The lector Eutrope and the priest Tygrius, both guilty of too ardent a zeal for religion and too much devotion to the banished patriarch, were the first to be arrested. Eutrope was first tortured to force him to reveal the perpetrators of the fire. But this cruelty only served to explode, in the person of this frail young man, the power of the One who knows how to make the weakest instruments confound the strongest.

Optat first had him beaten with rods, then his face and all his limbs were torn with hard nails; finally his whole body became nothing but a wound, over which they ran fiery torches to make the pain more alive and more sensitive. Eutrope suffered these atrocious treatments with admirable firmness; nothing could dampen his courage, and he continued to cry out loudly, in the midst of the torments, in favor of justice and truth unworthily violated in the cause of the holy Bishop. His enemies, confused by a heroism they were far from expecting, had him transported to a prison, where he died from his wounds. Pallade claims, however, that he died on the very scene of his torture, in the eyes of all the people trembling with indignation. However that may be, shortly after the tragic death of Eutrope, the Lord testified by several miracles to the holiness of this glorious Martyr.

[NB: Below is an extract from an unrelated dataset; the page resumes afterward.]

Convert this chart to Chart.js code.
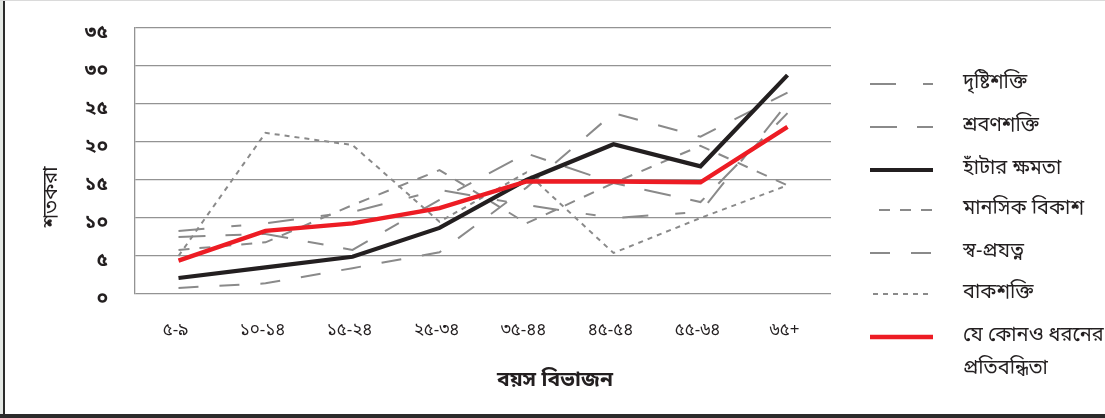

Optat then summoned the priest Tygrius; he was first stripped of his clothes and cruelly beaten with rods. This torture not being able to wrest from him the name of the authors of the fire which he did not know. The governor made him lie down on a rack, and his hands and feet were pulled so violently that his body was dislocated. However, he survived this dreadful torment; but having been later condemned to banishment for not having wanted to communicate with Arsace, intruding patriarch of Constantinople, he was transported to Mesopotamia. We do not know the last details of his life, or the nature and precise time of his death; but the Church does not stop honoring him as a martyr. She celebrates his feast on January 12, with that of Saint Eutrope.